_BRIEF_
Count how many lines below include the string "Clone", and give that number without anything else.
-- start DATA EXTRACT --
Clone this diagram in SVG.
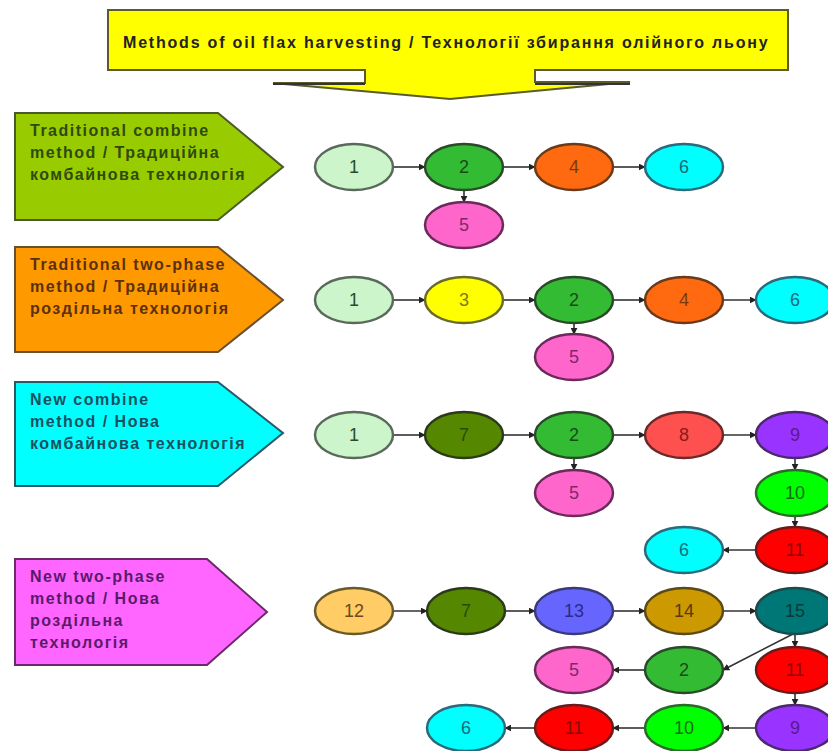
-- end DATA EXTRACT --
-- start DATA EXTRACT --
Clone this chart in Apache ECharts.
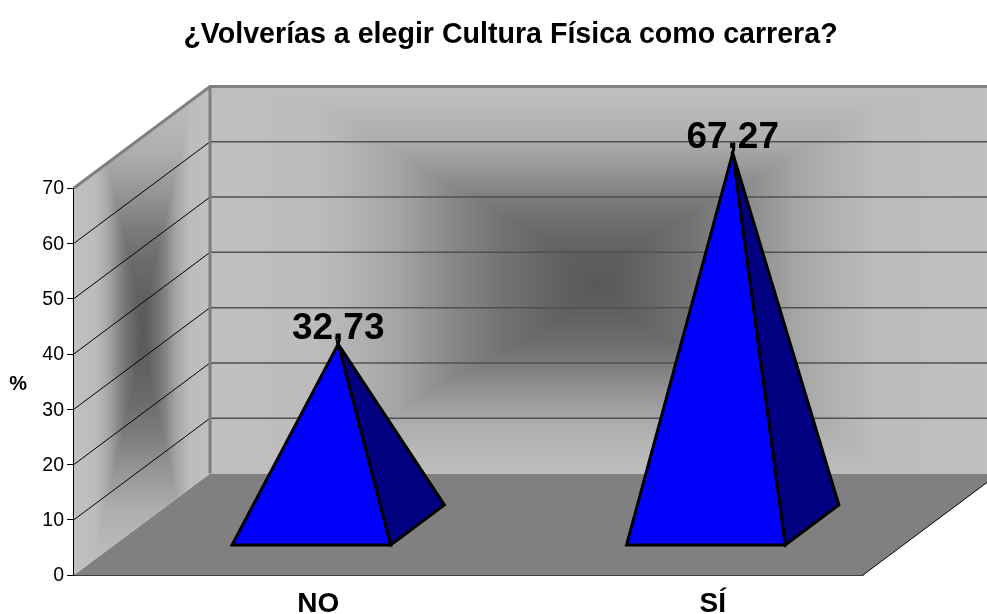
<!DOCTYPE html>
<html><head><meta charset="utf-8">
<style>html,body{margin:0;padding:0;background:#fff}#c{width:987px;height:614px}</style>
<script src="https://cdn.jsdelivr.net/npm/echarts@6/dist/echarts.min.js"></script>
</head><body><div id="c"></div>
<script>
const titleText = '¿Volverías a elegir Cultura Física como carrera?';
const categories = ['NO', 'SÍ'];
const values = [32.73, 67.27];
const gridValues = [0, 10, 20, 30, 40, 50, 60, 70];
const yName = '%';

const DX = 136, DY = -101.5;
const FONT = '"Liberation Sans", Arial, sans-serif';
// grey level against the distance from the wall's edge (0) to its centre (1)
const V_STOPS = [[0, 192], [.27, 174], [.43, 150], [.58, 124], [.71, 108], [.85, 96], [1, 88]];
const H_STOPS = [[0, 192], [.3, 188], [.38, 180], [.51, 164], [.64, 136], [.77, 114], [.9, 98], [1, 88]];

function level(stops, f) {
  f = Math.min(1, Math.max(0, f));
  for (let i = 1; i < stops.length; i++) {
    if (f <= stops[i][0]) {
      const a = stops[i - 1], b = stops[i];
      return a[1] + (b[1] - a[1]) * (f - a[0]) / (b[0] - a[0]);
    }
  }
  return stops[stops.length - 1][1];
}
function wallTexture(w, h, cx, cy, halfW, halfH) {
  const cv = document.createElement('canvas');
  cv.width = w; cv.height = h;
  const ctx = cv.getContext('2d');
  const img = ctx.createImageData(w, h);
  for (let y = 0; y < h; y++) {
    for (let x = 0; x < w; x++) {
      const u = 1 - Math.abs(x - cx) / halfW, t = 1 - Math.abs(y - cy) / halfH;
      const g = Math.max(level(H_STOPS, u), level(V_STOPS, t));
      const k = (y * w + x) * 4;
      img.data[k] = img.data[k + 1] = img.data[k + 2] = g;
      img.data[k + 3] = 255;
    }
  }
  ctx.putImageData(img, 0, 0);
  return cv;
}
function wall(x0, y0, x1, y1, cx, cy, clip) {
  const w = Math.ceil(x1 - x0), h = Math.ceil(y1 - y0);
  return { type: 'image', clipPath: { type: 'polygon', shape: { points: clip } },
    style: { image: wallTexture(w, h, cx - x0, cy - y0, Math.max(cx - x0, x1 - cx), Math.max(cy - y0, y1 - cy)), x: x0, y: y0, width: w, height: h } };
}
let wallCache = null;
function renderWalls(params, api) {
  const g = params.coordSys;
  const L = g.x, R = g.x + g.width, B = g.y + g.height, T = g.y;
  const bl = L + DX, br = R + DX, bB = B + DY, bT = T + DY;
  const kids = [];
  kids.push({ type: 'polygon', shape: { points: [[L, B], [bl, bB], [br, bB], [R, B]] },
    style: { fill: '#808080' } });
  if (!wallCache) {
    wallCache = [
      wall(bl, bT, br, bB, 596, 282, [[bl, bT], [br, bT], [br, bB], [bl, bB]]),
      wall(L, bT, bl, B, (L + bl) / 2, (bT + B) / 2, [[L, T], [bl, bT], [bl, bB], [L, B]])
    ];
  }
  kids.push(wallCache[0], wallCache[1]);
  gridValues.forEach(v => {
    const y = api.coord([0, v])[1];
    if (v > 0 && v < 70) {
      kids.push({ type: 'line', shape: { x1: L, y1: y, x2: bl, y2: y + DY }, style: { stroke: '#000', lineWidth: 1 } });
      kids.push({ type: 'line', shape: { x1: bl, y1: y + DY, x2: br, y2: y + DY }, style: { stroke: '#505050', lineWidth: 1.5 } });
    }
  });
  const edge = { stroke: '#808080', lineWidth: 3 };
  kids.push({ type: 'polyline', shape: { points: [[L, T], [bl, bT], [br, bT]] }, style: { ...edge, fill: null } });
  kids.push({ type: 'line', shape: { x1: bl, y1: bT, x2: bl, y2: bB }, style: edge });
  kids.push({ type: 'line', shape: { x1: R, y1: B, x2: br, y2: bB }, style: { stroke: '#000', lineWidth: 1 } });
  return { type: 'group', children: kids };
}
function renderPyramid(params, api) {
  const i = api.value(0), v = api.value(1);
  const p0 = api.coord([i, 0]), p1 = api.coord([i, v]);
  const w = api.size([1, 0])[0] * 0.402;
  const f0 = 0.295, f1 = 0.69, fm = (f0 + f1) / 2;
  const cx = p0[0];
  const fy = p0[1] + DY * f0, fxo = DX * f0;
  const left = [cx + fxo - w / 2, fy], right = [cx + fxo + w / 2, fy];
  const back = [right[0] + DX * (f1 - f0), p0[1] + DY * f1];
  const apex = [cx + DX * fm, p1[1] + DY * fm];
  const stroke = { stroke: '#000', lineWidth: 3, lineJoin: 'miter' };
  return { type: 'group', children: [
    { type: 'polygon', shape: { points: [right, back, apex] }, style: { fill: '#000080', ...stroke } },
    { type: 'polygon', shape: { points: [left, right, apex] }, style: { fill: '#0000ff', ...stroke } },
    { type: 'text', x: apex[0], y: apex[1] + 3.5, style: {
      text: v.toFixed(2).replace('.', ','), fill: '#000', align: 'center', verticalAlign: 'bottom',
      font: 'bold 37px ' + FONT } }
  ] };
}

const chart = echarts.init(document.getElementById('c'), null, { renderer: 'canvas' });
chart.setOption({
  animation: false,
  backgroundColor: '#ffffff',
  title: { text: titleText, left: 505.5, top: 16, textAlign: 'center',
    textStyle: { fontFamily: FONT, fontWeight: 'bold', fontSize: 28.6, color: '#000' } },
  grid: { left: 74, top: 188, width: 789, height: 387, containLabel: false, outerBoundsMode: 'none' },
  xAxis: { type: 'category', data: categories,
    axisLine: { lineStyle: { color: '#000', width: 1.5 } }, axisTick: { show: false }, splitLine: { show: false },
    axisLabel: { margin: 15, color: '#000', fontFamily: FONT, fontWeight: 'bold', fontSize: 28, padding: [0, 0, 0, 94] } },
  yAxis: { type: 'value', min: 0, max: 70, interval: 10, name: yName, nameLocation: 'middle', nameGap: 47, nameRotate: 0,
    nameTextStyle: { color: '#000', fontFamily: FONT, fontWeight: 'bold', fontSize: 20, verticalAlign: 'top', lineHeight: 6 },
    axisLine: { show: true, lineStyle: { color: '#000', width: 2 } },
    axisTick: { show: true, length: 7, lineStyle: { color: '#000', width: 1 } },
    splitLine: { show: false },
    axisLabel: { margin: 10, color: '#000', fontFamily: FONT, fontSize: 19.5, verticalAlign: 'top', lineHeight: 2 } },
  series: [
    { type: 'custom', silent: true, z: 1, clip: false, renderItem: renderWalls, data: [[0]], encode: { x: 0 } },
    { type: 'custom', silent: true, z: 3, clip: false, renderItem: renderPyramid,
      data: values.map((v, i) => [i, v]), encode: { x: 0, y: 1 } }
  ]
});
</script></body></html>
-- end DATA EXTRACT --
-- start DATA EXTRACT --
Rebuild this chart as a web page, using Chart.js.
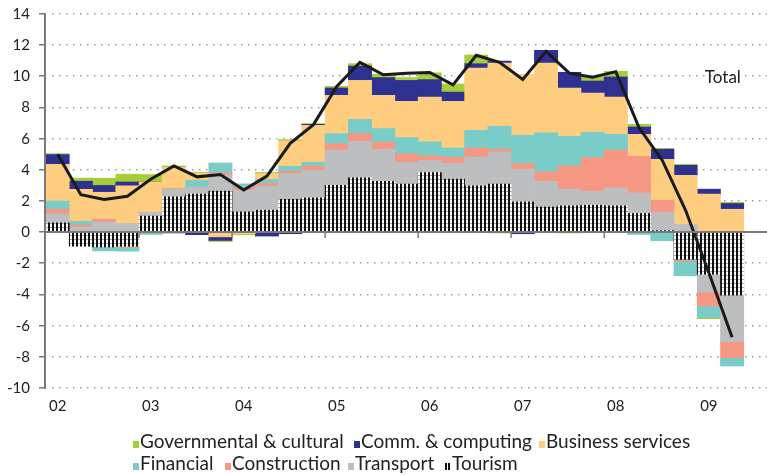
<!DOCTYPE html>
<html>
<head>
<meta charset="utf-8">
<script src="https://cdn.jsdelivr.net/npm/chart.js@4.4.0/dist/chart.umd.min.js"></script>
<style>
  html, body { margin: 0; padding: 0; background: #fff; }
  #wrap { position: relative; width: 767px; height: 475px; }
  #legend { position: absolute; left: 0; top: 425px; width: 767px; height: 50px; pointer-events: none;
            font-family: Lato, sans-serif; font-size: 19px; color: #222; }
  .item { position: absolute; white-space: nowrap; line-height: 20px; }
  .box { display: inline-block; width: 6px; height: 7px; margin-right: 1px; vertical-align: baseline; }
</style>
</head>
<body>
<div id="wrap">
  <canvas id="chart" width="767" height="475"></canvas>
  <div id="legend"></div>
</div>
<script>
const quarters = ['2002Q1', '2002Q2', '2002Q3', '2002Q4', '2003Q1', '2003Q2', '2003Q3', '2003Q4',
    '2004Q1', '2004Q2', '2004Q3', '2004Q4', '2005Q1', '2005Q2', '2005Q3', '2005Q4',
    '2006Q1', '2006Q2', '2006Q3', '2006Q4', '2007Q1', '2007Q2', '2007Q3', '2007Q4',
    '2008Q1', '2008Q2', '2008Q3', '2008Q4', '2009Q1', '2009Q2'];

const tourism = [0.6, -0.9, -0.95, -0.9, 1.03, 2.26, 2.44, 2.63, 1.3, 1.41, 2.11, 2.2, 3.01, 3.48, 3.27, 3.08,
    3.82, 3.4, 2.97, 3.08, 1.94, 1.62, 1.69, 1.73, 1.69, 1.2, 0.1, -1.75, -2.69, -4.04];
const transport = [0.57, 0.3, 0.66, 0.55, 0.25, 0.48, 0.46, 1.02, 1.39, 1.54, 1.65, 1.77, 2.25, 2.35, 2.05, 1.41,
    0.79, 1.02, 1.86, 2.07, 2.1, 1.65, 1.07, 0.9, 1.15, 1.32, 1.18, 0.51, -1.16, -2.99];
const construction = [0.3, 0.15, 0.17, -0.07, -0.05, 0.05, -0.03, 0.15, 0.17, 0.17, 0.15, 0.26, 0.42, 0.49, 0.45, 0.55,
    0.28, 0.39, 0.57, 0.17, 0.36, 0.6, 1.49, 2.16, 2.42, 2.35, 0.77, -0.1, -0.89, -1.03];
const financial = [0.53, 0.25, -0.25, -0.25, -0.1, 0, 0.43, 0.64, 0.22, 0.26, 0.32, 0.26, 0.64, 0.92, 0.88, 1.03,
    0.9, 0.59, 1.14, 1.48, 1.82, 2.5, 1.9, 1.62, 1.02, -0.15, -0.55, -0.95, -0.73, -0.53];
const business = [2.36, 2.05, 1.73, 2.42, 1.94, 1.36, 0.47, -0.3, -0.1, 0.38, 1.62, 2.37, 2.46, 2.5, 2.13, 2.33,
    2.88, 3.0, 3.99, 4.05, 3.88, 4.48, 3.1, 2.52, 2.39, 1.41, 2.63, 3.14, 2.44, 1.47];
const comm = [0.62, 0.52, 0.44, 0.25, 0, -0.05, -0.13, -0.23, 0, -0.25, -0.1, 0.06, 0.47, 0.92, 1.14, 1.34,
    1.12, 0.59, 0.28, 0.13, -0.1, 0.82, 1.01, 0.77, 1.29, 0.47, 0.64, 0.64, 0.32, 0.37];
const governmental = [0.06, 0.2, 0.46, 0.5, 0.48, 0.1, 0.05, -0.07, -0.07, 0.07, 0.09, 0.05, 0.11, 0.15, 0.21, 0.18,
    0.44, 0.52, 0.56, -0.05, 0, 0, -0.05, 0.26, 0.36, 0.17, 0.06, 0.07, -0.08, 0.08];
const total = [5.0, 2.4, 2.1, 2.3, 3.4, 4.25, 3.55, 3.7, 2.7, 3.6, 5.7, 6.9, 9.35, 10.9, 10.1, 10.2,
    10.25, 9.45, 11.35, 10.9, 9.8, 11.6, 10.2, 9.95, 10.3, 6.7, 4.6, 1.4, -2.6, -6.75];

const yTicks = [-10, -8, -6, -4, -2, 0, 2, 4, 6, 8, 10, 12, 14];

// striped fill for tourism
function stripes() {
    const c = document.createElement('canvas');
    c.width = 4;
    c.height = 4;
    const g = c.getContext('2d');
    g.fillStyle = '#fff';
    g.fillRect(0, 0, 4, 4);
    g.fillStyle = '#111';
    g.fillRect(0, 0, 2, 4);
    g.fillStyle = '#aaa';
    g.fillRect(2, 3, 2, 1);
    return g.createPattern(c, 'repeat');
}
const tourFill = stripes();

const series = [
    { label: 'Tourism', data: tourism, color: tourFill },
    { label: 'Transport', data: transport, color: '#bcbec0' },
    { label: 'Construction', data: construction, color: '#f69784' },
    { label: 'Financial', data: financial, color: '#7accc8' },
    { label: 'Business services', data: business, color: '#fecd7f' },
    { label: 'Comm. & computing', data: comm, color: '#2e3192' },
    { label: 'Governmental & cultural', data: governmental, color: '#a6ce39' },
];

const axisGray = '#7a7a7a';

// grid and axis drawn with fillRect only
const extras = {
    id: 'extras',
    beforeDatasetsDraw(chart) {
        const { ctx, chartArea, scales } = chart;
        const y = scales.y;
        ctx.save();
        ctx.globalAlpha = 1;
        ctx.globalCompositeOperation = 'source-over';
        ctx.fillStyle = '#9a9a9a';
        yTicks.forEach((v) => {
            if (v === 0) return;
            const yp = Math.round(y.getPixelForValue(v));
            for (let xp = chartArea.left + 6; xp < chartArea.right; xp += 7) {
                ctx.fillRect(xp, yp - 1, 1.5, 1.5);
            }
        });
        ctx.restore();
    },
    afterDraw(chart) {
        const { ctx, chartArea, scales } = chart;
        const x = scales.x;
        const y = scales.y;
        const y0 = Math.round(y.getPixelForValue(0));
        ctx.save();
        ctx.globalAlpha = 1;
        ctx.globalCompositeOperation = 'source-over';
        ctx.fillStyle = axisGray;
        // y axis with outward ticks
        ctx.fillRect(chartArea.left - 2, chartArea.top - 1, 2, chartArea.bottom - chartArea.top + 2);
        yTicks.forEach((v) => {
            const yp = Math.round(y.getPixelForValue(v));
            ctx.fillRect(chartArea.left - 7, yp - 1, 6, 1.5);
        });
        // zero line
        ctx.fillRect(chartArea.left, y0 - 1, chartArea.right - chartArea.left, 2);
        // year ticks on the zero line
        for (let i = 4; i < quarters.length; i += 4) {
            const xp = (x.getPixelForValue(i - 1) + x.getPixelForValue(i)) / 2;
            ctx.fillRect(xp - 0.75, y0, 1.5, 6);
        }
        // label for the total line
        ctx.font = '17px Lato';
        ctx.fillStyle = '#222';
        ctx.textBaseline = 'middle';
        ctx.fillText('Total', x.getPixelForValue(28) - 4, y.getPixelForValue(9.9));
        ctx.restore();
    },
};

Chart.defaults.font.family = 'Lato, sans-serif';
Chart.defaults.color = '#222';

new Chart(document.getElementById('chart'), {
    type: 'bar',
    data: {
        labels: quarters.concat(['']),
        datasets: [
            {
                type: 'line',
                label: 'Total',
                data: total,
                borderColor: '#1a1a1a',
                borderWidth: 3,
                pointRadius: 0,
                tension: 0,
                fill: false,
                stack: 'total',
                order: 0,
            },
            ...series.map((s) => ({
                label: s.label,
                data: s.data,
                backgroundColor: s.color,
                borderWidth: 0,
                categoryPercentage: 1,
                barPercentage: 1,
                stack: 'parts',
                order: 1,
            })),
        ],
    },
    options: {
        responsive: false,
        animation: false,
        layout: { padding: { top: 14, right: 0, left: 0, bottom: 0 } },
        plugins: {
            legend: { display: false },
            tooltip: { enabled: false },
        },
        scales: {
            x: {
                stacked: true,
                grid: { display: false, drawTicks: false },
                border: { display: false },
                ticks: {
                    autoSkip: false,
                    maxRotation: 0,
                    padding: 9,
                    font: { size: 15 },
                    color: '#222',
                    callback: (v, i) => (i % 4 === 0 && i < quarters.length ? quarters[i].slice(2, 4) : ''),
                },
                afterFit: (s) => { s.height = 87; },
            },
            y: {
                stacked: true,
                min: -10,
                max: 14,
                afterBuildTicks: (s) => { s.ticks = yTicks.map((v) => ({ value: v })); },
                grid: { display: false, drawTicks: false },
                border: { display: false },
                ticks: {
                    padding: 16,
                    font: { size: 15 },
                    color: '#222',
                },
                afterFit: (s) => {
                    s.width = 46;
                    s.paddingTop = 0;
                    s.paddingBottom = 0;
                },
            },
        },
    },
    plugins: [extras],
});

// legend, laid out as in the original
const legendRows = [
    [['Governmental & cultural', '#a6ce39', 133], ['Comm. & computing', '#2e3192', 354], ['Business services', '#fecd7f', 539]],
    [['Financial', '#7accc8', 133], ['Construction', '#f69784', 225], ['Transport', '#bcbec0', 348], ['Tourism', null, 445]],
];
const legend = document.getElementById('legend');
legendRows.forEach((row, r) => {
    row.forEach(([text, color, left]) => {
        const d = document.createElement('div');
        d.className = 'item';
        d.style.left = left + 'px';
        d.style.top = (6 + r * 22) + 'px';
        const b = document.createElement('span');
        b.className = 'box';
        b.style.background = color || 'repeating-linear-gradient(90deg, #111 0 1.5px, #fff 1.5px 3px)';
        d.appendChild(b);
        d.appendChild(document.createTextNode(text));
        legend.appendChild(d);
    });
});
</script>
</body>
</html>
-- end DATA EXTRACT --
_SOLUTION FOR THIS PROBLEM_
2